__Material provided__.

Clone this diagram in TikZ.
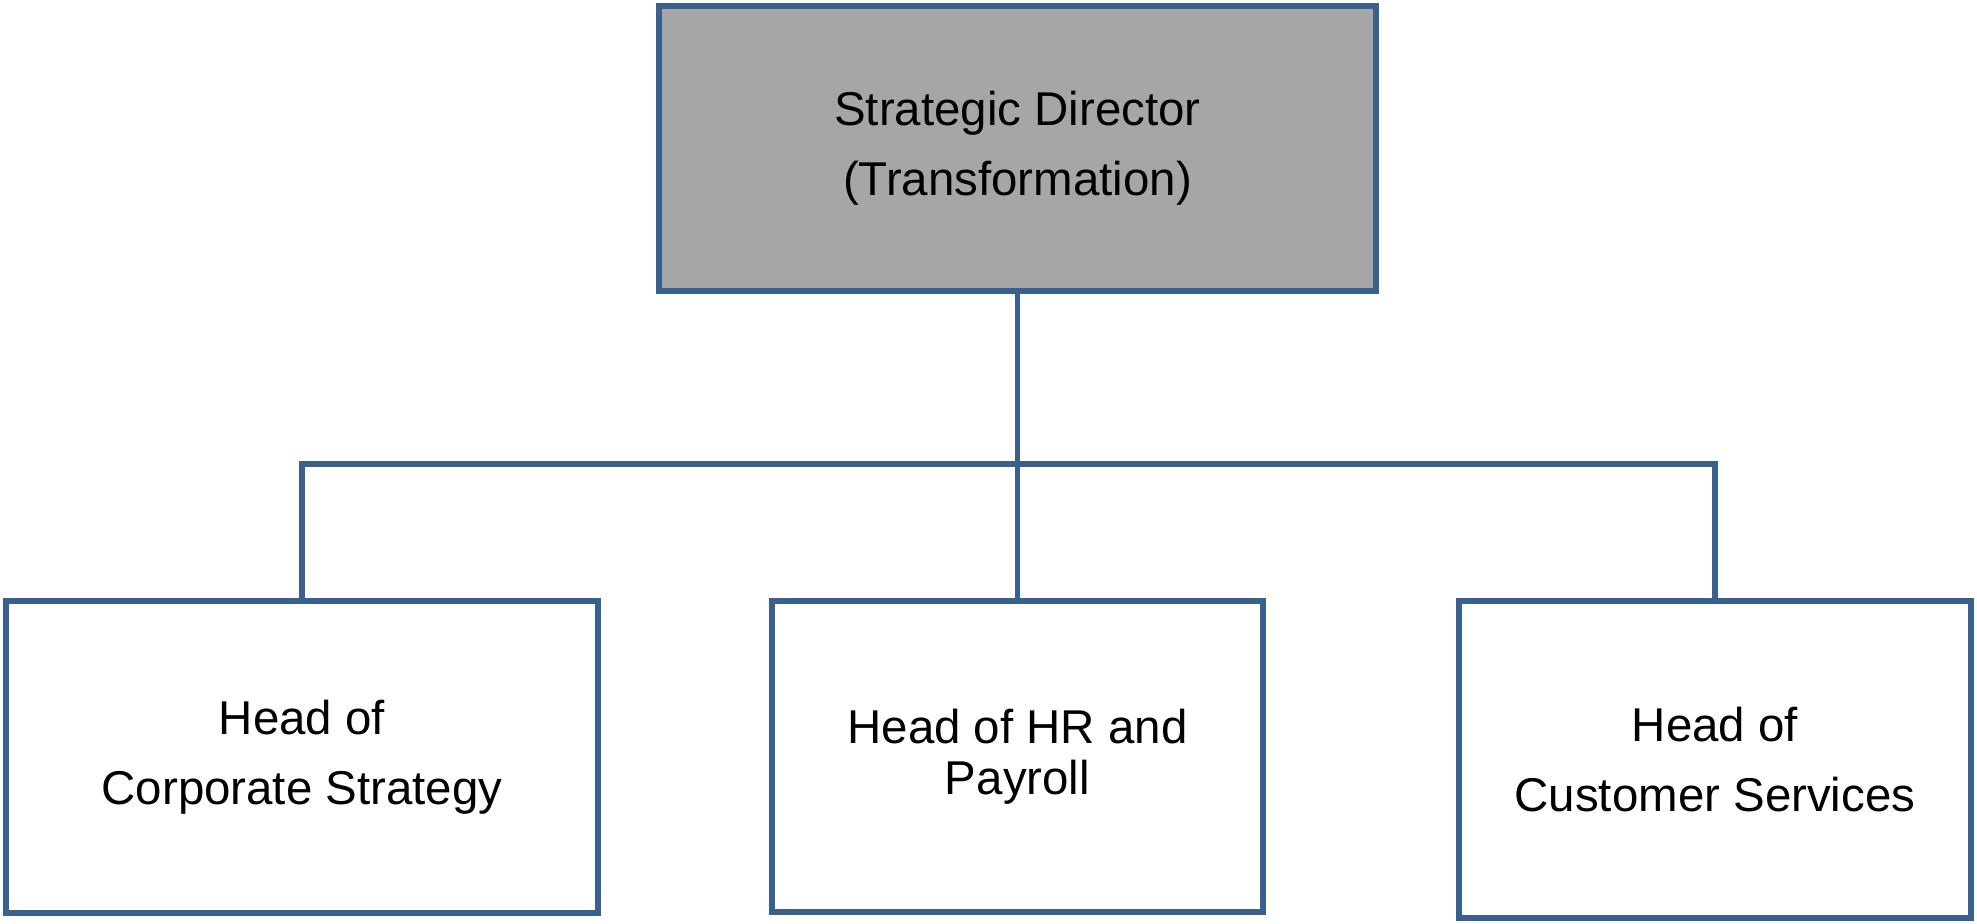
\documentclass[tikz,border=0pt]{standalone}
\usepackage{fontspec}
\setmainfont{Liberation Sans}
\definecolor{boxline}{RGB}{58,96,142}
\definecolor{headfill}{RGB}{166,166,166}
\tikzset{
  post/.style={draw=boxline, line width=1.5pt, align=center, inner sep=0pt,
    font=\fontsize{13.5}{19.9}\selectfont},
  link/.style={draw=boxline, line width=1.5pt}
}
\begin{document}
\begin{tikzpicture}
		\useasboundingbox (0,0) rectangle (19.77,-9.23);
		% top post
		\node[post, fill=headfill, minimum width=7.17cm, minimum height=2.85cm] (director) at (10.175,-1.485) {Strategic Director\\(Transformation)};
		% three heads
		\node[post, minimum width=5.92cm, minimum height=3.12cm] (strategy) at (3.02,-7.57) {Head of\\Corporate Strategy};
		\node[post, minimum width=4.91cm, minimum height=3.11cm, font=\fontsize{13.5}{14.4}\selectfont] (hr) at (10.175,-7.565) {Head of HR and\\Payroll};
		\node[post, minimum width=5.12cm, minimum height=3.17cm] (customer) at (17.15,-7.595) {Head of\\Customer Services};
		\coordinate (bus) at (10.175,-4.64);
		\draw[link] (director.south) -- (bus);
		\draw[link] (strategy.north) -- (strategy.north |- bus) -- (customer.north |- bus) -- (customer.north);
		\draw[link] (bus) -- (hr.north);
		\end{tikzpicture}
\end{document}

__Brief__.
Set down the complete material exactly, but do not include the images.

__The answer__.
Clone this diagram in TikZ.
\documentclass[tikz,border=0pt]{standalone}
\usepackage{fontspec}
\setmainfont{Liberation Sans}
\definecolor{boxline}{RGB}{58,96,142}
\definecolor{headfill}{RGB}{166,166,166}
\tikzset{
  post/.style={draw=boxline, line width=1.5pt, align=center, inner sep=0pt,
    font=\fontsize{13.5}{19.9}\selectfont},
  link/.style={draw=boxline, line width=1.5pt}
}
\begin{document}
\begin{tikzpicture}
		\useasboundingbox (0,0) rectangle (19.77,-9.23);
		% top post
		\node[post, fill=headfill, minimum width=7.17cm, minimum height=2.85cm] (director) at (10.175,-1.485) {Strategic Director\\(Transformation)};
		% three heads
		\node[post, minimum width=5.92cm, minimum height=3.12cm] (strategy) at (3.02,-7.57) {Head of\\Corporate Strategy};
		\node[post, minimum width=4.91cm, minimum height=3.11cm, font=\fontsize{13.5}{14.4}\selectfont] (hr) at (10.175,-7.565) {Head of HR and\\Payroll};
		\node[post, minimum width=5.12cm, minimum height=3.17cm] (customer) at (17.15,-7.595) {Head of\\Customer Services};
		\coordinate (bus) at (10.175,-4.64);
		\draw[link] (director.south) -- (bus);
		\draw[link] (strategy.north) -- (strategy.north |- bus) -- (customer.north |- bus) -- (customer.north);
		\draw[link] (bus) -- (hr.north);
		\end{tikzpicture}
\end{document}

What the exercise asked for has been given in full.